- WHAT YOU ARE ASKED TO DO -
Beginning with the opening line of the entries, return every line through the one containing "250, interval: 50", both included, and nothing else. Omit pictures.

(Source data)

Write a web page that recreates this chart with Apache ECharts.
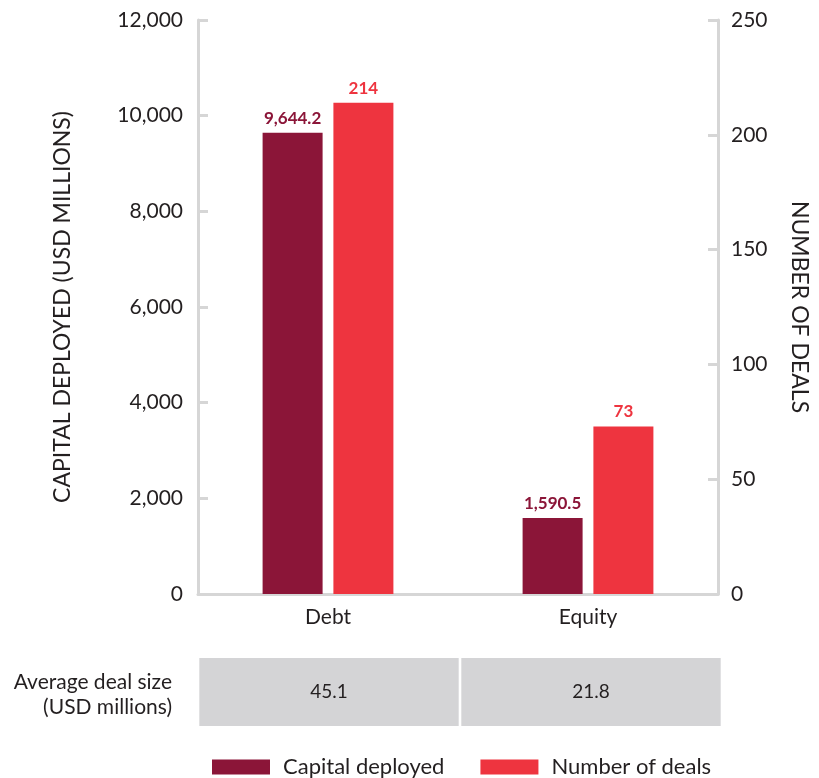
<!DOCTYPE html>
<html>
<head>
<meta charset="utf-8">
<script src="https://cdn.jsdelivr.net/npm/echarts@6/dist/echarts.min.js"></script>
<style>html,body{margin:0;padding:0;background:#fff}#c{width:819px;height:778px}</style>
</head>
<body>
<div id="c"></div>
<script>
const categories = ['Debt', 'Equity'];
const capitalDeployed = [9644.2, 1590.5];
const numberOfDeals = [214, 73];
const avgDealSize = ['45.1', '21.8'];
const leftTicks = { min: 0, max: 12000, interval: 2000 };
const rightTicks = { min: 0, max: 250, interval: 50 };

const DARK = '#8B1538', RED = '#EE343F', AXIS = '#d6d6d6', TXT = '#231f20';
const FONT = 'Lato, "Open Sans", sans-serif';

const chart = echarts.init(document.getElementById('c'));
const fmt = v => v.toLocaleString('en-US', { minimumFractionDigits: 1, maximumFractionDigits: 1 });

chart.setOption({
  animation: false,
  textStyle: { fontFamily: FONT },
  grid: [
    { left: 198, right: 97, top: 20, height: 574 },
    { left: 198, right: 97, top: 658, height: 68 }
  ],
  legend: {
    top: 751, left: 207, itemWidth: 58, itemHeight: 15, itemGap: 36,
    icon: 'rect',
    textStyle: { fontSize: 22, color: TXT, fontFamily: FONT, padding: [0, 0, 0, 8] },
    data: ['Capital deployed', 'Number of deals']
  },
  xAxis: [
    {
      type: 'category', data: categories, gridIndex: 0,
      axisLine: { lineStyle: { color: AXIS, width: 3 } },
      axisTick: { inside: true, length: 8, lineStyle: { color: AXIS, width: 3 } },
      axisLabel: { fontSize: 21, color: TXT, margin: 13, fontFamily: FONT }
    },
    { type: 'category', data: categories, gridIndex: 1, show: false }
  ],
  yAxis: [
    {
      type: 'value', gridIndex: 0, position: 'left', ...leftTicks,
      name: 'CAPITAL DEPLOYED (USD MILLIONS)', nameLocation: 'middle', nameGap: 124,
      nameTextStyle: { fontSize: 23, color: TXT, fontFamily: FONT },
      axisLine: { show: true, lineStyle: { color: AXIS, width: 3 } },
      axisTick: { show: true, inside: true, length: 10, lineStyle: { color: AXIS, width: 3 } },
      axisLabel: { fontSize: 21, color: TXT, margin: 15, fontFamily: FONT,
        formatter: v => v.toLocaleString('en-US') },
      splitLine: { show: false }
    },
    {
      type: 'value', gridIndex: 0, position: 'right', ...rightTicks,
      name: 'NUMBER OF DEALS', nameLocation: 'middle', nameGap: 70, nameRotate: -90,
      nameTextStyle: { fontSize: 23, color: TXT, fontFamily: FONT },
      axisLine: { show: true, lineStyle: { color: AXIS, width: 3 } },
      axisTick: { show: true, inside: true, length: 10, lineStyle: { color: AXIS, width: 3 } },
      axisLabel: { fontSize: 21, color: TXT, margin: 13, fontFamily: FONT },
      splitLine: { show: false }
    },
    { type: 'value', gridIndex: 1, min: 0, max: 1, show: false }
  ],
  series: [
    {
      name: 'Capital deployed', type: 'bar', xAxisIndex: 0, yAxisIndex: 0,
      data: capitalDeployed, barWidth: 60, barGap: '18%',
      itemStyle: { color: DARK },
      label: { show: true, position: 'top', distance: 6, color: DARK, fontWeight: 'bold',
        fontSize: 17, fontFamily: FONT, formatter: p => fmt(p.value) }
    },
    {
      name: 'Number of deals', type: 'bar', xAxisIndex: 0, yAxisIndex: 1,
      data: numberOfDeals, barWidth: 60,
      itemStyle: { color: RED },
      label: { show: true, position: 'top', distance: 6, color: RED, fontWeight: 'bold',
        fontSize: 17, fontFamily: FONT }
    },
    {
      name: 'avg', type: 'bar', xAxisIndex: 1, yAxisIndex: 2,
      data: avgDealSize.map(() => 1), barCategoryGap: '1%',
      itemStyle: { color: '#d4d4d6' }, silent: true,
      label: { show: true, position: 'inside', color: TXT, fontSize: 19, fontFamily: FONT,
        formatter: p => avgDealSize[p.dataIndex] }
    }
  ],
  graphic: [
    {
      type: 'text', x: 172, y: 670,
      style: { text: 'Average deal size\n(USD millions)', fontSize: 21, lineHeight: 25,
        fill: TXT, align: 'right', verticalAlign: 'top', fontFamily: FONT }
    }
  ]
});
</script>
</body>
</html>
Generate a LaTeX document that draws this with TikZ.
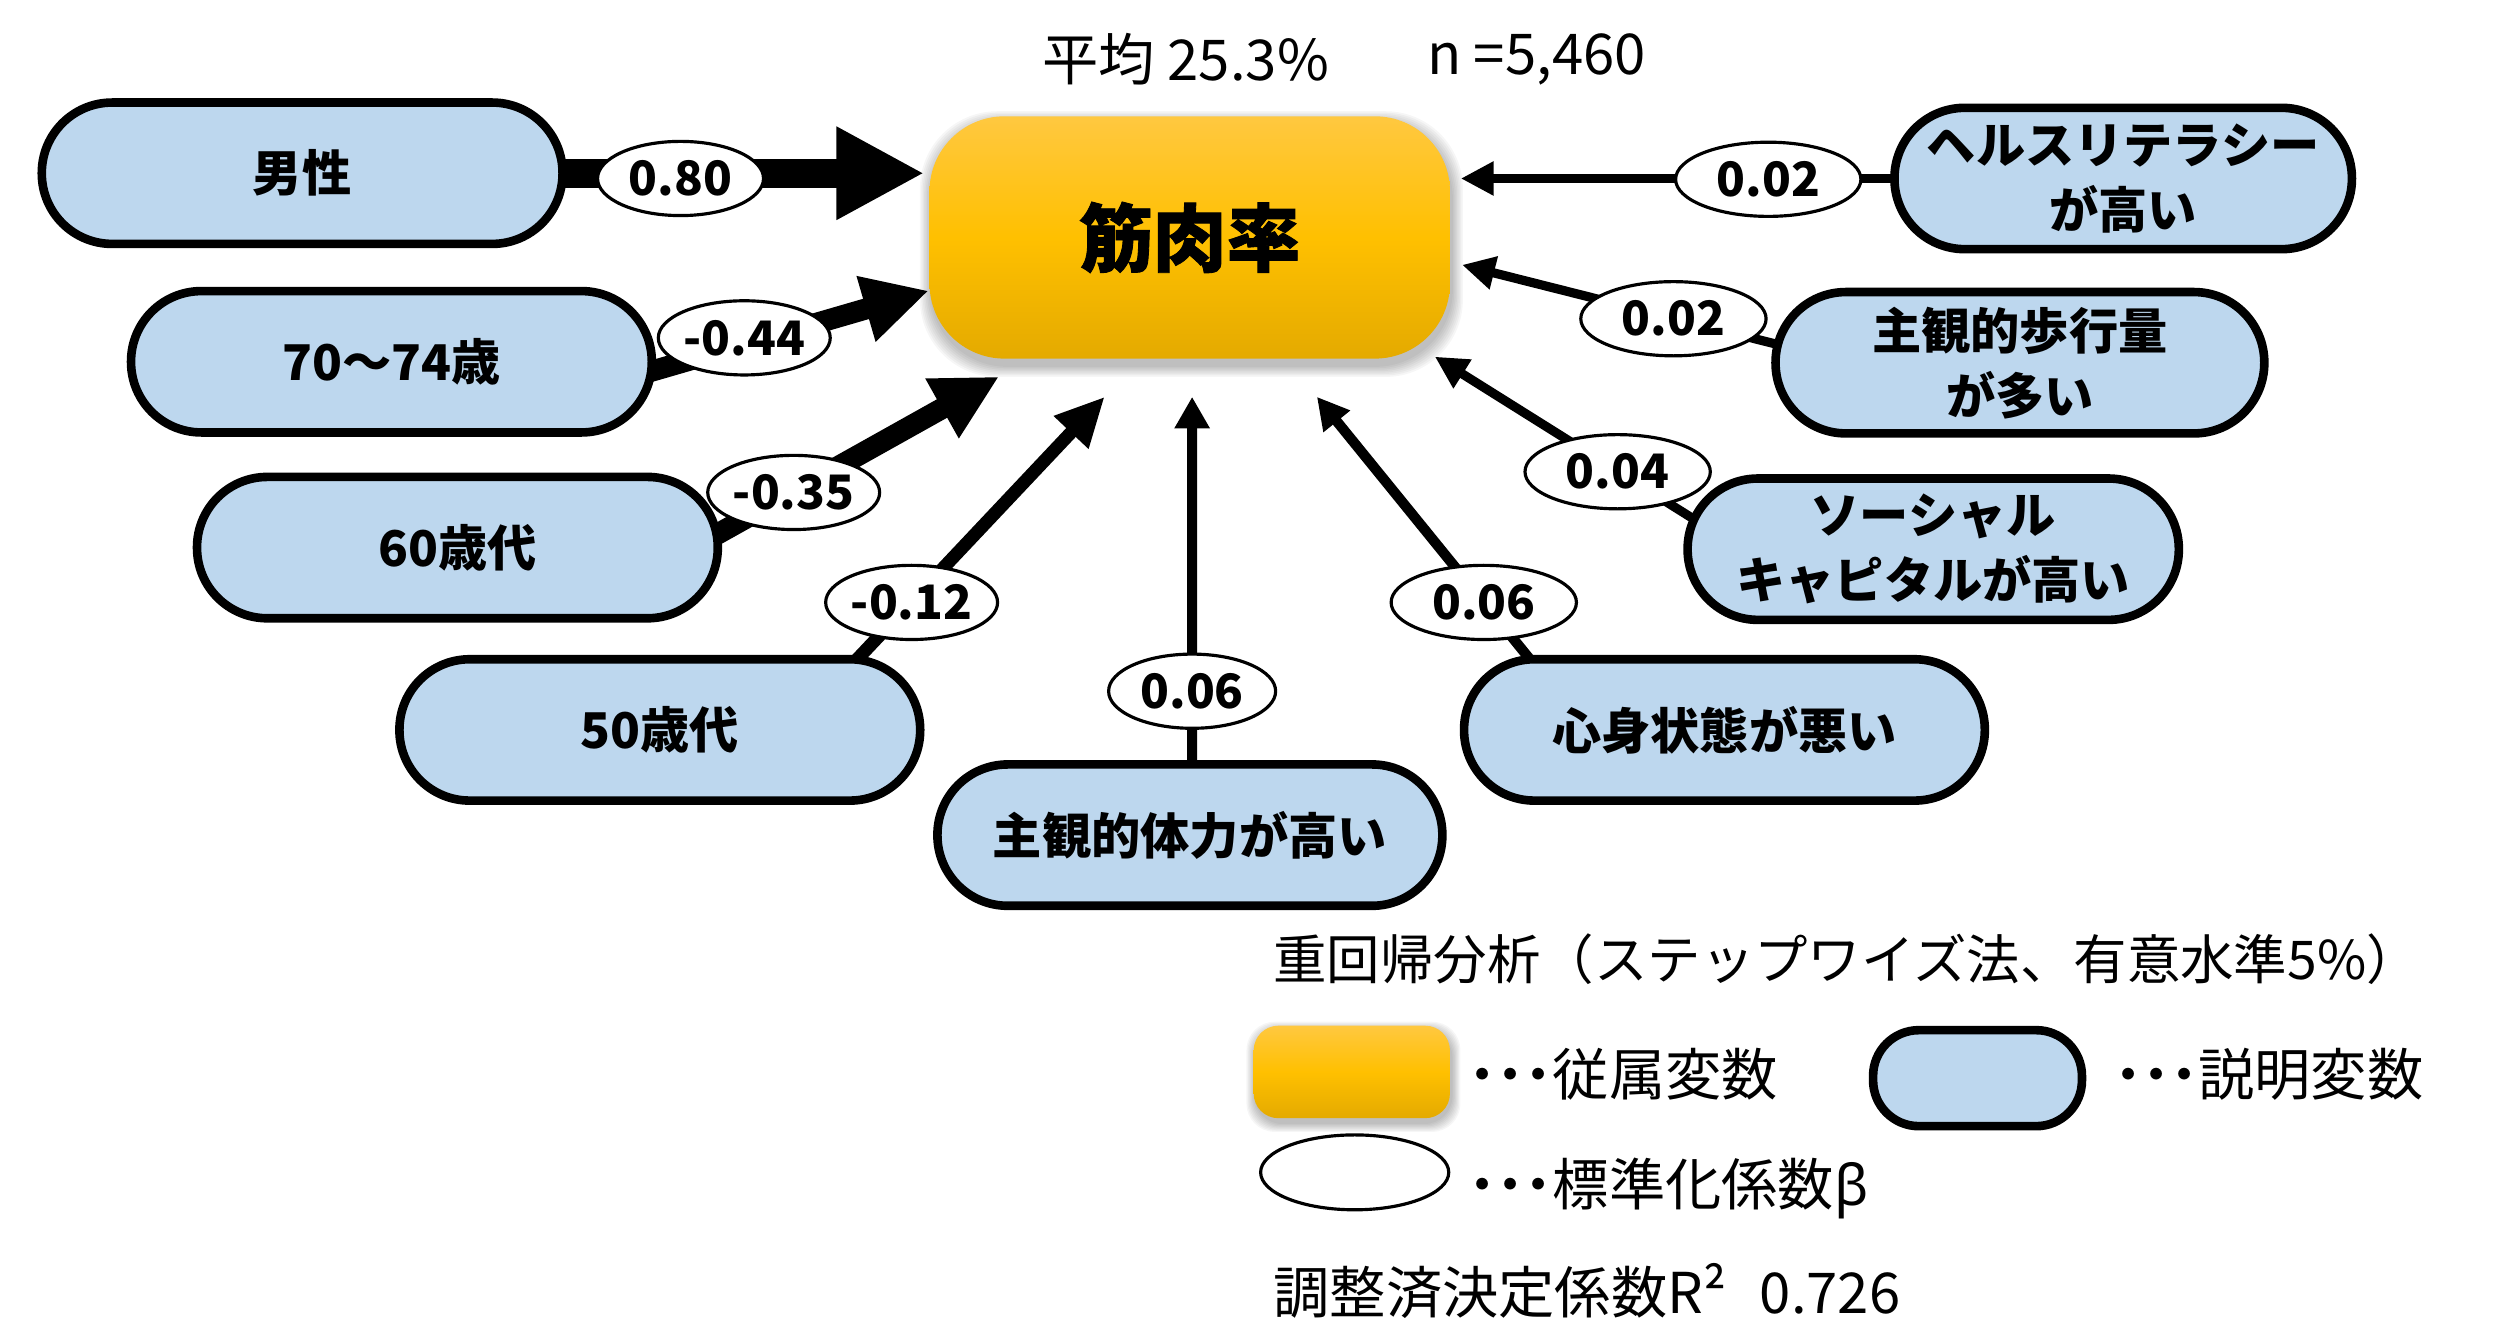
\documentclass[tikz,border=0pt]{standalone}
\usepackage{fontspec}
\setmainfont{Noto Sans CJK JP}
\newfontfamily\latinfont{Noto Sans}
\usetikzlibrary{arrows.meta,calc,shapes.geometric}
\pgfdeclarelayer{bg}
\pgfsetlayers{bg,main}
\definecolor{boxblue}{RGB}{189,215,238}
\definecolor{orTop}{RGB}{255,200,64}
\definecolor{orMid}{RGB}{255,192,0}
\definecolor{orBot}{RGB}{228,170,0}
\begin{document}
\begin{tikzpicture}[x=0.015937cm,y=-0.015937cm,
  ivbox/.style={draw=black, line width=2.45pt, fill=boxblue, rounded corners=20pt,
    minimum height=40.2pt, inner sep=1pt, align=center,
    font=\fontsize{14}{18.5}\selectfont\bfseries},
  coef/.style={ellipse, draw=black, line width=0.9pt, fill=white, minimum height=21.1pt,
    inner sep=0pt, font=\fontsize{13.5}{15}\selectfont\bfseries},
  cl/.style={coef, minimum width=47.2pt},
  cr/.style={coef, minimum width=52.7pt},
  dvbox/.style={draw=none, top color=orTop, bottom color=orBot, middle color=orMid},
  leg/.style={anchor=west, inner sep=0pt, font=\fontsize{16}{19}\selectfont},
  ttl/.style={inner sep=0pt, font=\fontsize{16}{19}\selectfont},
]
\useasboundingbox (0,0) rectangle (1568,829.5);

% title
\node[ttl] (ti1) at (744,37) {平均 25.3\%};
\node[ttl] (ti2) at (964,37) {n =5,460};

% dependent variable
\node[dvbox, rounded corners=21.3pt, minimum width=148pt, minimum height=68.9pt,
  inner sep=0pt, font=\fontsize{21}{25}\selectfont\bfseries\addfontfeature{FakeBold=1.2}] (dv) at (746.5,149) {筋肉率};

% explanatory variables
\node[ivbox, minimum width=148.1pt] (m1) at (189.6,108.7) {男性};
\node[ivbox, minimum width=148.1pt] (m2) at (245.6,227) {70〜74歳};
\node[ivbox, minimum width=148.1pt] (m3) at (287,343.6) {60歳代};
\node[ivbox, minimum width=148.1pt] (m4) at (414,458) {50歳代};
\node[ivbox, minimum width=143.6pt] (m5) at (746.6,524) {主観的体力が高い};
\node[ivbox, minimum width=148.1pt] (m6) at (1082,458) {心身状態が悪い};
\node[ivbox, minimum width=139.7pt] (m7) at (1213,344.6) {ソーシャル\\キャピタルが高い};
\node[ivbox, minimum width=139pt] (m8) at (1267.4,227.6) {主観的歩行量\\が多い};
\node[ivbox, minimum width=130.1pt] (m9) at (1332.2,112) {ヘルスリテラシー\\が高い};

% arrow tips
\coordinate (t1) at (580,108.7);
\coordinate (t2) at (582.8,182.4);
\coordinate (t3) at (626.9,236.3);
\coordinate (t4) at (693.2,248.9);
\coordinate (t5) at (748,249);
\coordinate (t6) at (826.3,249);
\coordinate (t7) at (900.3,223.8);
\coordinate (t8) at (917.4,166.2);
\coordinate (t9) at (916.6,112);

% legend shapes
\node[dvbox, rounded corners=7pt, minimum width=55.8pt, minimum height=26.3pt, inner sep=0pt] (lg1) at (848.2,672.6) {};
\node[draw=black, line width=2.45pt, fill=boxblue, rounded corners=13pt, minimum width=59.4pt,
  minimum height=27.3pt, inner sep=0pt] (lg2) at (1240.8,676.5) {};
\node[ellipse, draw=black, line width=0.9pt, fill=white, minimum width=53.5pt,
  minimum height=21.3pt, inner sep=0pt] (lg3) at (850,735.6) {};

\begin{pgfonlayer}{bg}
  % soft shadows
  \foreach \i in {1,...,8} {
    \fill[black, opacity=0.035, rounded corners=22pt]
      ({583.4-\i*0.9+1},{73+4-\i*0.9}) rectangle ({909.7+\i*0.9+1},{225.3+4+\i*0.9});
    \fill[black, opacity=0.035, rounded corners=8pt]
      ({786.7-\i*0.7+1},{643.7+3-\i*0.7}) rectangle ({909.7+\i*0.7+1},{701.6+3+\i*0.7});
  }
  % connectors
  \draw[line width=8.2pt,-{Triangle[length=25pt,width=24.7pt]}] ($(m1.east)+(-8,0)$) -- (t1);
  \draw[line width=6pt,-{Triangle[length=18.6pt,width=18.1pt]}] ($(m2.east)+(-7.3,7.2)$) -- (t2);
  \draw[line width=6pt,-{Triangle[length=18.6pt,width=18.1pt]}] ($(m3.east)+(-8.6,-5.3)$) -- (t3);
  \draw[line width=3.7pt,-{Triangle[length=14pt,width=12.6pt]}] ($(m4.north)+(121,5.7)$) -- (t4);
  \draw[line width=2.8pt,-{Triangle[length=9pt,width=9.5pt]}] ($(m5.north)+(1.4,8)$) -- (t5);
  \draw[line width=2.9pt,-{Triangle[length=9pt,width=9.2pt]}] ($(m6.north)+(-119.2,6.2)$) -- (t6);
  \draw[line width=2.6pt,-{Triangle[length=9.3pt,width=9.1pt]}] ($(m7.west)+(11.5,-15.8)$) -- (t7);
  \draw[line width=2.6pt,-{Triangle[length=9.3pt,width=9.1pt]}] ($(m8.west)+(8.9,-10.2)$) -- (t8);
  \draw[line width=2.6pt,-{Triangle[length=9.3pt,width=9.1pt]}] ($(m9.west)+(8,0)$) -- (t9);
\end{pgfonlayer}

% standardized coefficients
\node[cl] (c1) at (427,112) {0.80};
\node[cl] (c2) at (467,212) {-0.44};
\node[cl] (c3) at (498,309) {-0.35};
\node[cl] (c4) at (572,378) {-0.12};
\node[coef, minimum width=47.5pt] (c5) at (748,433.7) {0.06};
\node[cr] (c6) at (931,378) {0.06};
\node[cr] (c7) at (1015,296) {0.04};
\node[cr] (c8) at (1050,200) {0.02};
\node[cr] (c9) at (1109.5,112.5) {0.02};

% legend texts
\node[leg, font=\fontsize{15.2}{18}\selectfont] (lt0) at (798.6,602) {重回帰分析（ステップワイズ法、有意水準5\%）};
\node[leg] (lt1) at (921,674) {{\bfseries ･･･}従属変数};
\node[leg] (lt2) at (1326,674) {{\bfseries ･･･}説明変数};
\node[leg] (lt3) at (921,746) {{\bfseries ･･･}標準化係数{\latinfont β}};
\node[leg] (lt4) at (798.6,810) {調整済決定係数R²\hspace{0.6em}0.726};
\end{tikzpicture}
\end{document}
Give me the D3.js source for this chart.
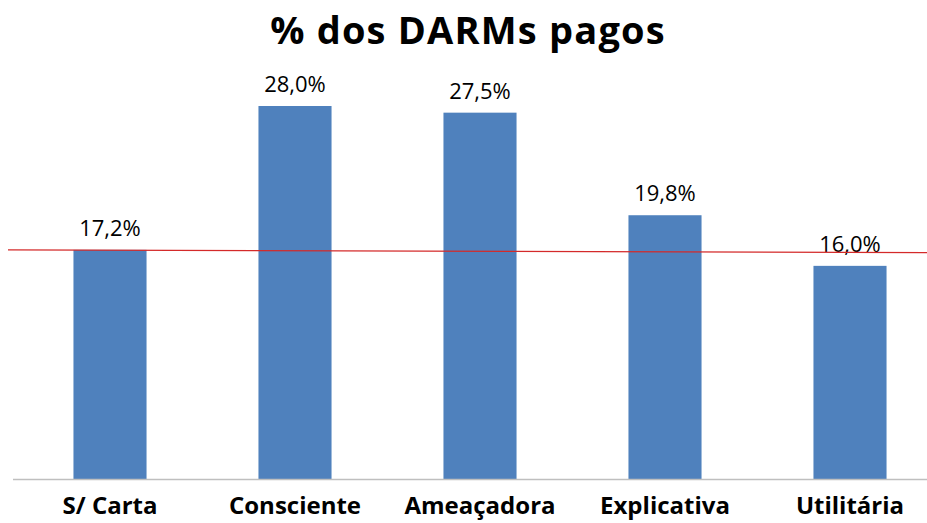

- SOLUTION TO THE EXERCISE -
Write a web page that recreates this chart with Apache ECharts.
<!DOCTYPE html>
<html>
<head>
<meta charset="utf-8">
<script src="https://cdn.jsdelivr.net/npm/echarts@6/dist/echarts.min.js"></script>
<style>html,body{margin:0;padding:0;background:#fff}#c{width:819px;height:778px}</style>
</head>
<body>
<div id="c"></div>
<script>
const categories = ['Debt', 'Equity'];
const capitalDeployed = [9644.2, 1590.5];
const numberOfDeals = [214, 73];
const avgDealSize = ['45.1', '21.8'];
const leftTicks = { min: 0, max: 12000, interval: 2000 };
const rightTicks = { min: 0, max: 250, interval: 50 };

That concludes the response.